> _Exercise directions_
Leave out all pictures and return, exactly as written, the lines from the line containing "What matplotlib code" to the line containing "Na aula antes", both ends kept.

===== Data records =====

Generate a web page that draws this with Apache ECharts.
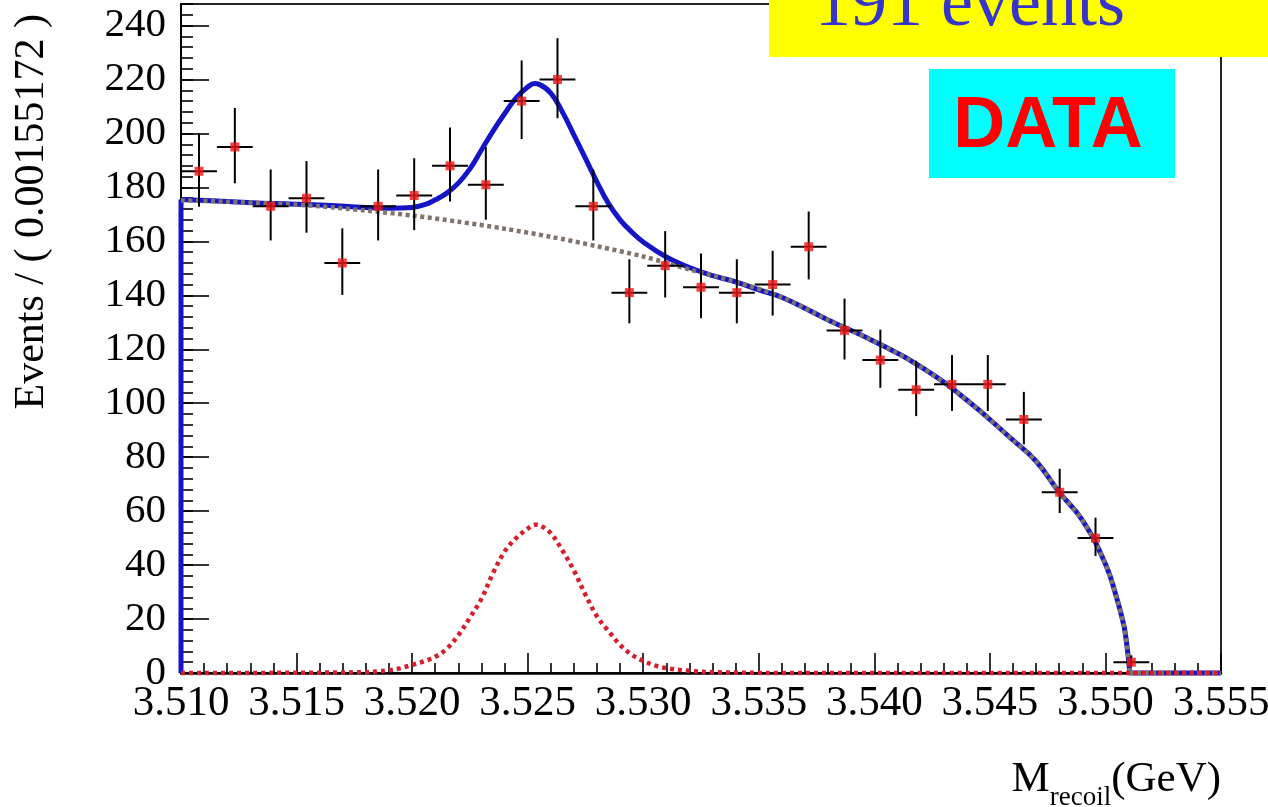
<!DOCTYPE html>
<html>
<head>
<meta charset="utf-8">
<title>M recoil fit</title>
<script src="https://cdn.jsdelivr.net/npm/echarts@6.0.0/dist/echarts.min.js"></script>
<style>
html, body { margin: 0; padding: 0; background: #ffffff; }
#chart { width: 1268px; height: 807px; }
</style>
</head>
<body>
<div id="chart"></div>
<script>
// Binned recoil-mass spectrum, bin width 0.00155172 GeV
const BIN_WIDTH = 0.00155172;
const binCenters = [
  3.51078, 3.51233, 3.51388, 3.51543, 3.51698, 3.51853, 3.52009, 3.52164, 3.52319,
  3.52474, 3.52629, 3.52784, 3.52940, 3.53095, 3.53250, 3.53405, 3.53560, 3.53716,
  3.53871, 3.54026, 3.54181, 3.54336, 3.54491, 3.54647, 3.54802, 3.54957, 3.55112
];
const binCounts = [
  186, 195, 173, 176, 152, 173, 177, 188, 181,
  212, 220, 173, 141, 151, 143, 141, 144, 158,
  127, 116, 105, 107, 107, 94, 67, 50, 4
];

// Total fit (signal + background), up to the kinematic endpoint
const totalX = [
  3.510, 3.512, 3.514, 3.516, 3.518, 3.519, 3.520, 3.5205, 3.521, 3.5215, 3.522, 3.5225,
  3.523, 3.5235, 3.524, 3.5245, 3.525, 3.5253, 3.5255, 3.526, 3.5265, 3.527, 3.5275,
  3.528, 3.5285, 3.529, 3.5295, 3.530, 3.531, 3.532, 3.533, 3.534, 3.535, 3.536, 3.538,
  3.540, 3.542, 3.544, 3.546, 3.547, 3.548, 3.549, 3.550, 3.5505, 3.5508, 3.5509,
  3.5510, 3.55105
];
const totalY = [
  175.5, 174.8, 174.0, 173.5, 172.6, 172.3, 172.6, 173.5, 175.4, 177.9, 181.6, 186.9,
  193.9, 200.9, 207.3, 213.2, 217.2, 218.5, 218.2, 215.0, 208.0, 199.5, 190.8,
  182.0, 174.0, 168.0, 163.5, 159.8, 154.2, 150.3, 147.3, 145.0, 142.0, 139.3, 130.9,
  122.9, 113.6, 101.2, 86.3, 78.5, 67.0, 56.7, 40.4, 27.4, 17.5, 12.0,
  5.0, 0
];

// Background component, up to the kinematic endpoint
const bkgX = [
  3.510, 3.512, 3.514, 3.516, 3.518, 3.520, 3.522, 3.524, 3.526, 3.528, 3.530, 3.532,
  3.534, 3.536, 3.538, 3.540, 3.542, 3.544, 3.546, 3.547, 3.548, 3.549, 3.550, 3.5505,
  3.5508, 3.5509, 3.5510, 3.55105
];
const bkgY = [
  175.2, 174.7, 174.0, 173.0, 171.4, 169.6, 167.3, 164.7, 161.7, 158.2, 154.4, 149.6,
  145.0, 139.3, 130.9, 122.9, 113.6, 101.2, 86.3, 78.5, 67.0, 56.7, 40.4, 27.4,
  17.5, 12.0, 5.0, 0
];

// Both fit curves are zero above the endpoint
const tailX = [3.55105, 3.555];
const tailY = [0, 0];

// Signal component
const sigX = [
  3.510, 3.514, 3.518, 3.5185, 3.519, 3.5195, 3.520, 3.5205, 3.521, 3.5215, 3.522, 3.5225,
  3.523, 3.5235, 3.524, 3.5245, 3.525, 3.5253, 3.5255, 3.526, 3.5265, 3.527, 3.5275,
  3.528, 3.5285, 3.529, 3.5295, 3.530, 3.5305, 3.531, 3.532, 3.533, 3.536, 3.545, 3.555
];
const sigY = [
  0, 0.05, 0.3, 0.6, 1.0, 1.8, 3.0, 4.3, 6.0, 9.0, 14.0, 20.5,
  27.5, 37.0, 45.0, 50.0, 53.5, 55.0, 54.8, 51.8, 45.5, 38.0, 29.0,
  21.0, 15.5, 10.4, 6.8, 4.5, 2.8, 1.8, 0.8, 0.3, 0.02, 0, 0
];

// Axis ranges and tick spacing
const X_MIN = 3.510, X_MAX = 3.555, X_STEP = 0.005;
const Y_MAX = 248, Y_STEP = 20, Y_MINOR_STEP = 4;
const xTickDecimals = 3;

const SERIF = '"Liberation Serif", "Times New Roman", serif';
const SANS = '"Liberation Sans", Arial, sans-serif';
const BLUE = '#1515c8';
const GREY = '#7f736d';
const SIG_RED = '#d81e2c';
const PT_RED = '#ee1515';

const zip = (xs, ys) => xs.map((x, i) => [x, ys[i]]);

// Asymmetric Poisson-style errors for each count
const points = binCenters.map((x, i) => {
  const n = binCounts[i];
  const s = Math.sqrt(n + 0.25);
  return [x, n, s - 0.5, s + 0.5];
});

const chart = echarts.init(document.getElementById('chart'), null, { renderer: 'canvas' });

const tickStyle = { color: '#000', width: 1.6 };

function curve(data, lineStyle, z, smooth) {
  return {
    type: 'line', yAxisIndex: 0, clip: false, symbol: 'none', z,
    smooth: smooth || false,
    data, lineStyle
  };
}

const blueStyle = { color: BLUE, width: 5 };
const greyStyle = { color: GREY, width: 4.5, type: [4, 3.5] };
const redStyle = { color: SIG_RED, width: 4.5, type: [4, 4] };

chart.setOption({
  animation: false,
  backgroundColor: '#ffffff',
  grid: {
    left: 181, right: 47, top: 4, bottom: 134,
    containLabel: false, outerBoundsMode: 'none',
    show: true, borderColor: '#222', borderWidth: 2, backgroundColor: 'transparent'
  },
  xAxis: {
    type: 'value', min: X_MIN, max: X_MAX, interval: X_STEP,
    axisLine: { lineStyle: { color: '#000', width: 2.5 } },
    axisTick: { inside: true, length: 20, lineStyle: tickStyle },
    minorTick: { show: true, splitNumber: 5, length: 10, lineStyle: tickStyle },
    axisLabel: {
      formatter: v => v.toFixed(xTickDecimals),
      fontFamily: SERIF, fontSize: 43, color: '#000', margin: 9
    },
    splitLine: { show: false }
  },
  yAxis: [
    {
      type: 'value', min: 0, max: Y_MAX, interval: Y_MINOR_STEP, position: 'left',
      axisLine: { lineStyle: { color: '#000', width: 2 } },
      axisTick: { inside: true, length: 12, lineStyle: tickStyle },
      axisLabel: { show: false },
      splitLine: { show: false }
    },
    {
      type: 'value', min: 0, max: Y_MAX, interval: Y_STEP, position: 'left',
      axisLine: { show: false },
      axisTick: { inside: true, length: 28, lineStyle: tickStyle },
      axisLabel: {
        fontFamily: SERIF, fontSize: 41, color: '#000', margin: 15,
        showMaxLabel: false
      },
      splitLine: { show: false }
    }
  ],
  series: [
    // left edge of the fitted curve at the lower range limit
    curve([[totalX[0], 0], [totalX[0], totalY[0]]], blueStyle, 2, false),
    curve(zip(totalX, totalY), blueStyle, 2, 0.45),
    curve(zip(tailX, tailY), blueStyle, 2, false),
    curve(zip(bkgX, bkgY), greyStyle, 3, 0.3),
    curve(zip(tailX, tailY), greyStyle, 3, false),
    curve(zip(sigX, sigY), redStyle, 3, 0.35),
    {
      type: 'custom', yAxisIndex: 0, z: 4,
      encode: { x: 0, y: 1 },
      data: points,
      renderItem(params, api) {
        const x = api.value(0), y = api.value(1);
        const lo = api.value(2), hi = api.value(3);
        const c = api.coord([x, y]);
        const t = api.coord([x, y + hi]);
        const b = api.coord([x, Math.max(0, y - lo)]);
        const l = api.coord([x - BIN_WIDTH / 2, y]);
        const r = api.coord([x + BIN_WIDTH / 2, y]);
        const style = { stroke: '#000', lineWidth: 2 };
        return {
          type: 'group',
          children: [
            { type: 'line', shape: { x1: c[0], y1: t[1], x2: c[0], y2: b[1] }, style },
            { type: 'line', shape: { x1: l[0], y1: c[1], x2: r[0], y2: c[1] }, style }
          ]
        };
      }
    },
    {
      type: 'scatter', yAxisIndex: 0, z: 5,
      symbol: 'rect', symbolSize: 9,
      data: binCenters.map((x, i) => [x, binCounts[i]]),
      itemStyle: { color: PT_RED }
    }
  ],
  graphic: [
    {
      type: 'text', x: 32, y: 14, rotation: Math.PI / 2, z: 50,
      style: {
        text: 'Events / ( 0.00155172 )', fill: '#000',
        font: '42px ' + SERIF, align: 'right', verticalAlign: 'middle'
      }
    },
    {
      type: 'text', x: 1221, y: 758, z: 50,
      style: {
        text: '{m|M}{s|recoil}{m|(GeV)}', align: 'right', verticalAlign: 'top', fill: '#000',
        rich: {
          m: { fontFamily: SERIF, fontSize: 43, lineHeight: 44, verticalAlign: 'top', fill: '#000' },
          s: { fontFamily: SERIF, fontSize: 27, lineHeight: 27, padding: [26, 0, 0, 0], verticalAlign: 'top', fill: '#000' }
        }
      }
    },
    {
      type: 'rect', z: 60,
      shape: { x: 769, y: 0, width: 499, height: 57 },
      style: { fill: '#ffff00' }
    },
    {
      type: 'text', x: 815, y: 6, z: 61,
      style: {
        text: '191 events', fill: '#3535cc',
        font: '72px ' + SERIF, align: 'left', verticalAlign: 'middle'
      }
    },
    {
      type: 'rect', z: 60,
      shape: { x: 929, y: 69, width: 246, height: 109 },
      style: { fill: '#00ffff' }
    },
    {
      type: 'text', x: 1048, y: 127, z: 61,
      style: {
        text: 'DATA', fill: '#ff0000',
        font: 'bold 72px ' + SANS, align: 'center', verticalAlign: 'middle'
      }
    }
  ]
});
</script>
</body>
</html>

=====
===== Data records =====

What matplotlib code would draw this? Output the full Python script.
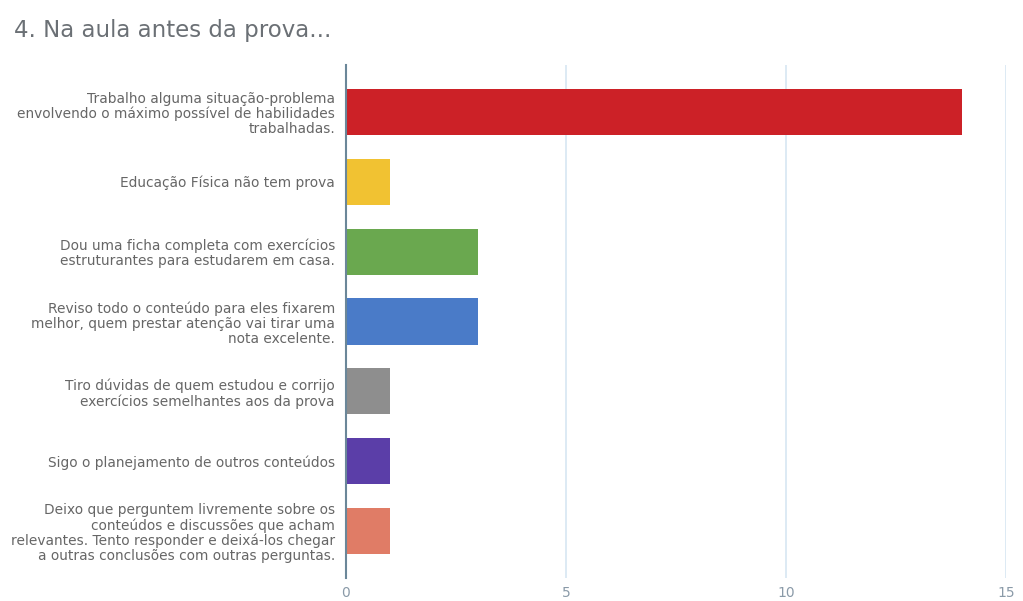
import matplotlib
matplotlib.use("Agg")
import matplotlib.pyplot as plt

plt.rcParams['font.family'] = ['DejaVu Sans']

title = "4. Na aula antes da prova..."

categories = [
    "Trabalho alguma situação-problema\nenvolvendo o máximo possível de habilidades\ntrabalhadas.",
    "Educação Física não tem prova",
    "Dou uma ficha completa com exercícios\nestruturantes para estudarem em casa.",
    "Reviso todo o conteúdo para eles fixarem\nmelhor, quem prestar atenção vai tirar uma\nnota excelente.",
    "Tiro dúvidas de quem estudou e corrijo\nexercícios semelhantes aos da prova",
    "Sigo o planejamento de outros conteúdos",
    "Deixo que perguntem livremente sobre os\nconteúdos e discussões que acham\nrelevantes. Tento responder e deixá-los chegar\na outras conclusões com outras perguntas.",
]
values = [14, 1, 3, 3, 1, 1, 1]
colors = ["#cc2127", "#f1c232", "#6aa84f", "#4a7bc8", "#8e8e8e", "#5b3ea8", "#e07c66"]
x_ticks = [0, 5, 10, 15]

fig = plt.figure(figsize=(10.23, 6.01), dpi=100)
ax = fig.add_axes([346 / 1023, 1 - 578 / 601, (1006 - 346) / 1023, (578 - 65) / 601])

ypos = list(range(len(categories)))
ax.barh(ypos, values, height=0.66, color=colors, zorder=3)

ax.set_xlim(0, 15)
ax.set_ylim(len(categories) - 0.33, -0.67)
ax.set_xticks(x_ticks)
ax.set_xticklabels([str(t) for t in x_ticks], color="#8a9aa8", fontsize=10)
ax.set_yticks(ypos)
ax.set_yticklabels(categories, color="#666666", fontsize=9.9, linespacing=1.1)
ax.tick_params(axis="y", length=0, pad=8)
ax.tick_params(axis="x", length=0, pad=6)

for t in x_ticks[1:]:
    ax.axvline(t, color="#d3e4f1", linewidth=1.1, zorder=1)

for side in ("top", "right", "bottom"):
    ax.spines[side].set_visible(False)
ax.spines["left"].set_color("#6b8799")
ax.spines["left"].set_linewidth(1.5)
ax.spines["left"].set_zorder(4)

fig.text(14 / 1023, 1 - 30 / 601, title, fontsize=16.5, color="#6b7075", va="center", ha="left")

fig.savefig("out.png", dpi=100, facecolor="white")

=====
===== Data records =====

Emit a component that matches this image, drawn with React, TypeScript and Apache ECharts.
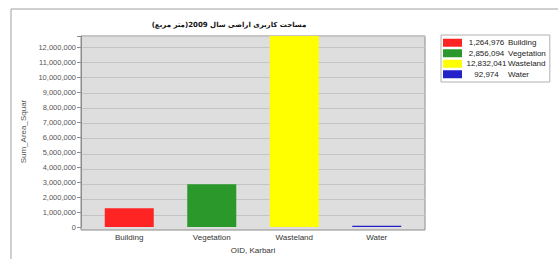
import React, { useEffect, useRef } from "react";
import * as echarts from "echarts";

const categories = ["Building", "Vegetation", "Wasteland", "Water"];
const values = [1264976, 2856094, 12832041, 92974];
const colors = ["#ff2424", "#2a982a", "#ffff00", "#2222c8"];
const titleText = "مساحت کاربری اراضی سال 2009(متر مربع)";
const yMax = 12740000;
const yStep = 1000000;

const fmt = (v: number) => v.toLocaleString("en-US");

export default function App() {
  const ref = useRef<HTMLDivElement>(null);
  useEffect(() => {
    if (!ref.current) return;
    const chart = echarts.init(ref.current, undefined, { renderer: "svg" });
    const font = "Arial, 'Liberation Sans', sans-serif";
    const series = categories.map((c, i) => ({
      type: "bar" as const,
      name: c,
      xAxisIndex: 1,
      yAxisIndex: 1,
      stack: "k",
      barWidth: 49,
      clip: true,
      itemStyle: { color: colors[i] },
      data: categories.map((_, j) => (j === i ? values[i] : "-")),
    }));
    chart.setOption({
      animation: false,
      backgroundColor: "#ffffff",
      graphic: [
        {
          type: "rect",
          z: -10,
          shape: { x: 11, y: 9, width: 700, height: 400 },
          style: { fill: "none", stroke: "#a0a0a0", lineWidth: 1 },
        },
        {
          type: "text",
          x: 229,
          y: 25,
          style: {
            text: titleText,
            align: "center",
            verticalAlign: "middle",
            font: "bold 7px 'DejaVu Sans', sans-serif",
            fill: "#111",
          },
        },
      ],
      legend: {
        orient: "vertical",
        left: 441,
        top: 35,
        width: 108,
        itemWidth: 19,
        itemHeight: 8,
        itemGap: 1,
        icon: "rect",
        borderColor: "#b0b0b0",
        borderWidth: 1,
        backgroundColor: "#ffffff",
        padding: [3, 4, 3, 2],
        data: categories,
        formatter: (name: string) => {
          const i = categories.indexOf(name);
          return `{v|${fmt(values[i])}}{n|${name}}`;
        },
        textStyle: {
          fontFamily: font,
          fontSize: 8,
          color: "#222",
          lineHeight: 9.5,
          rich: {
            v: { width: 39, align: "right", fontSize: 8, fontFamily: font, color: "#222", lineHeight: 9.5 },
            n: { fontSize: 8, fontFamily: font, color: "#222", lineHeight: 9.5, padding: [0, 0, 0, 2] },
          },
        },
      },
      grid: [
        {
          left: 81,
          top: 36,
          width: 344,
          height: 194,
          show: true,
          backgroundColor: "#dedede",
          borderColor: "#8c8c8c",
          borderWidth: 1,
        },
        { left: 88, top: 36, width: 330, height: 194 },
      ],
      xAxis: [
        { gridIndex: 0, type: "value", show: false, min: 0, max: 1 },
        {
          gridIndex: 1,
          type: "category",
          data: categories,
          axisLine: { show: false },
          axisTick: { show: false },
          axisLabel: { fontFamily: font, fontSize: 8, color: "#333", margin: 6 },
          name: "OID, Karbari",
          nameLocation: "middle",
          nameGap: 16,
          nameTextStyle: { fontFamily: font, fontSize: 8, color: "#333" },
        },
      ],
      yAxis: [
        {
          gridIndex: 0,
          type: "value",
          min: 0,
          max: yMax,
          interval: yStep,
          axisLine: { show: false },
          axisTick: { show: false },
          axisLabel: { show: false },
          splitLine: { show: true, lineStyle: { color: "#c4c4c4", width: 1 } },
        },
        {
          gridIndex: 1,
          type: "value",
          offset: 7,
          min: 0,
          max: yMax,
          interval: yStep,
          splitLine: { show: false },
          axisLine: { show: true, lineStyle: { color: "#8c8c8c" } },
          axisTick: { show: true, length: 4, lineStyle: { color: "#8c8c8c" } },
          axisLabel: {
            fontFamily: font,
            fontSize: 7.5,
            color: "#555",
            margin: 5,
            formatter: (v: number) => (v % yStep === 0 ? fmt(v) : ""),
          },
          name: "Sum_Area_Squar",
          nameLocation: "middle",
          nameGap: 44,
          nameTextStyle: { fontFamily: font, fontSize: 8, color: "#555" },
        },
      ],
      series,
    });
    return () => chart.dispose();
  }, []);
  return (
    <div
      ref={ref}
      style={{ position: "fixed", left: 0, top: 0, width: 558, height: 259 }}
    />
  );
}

=====

> _Solution to this exercise_
What matplotlib code would draw this? Output the full Python script.
import matplotlib
matplotlib.use("Agg")
import matplotlib.pyplot as plt

plt.rcParams['font.family'] = ['DejaVu Sans']

title = "4. Na aula antes da prova..."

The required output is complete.